Credit default swaps were originally designed to help investors protect against a company failing to pay back its debts, offering to make them whole in the event of a default. The higher the index, the higher investors’ expectations of missed interest payments.

The CDX North American Investment Grade index peaked at 279.6bp during the 2008 crisis. Its record low was 28.88bp in February 2007.

The market has shrunk significantly since its heyday, reflecting declines in trading activity by big banks on Wall Street and concerns from regulators over potential market manipulation.

Data collected by the Bank for International Settlements show that global CDS markets have fallen from a high of just over $60tn in notional amounts outstanding in 2007 to under $8tn at the end of June last year.
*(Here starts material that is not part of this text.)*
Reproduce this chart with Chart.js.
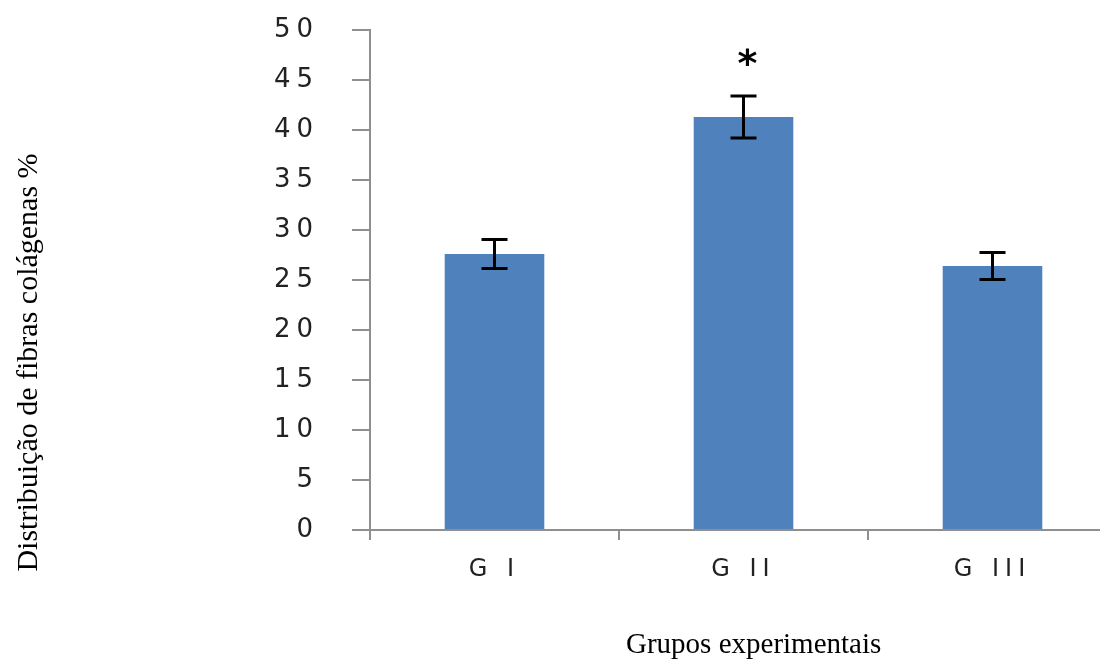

But the tool can be a cheap way to bet on corporate creditworthiness because the derivatives require just a fraction of the value of the trade to be paid up front. Selling CDS is akin to buying a bond, because investors are entering into a contract that profits if the company does not default.

One credit derivatives trader said the CDX index’s recent move lower had been driven in part by the strong investor appetite for corporate bonds.

“The CDS indices are used as place-holders,” said the trader. “If there aren’t enough individual corporate bonds to buy then people sell CDX. There are a tonne of people that want to buy corporate credit and it is driving the index lower.”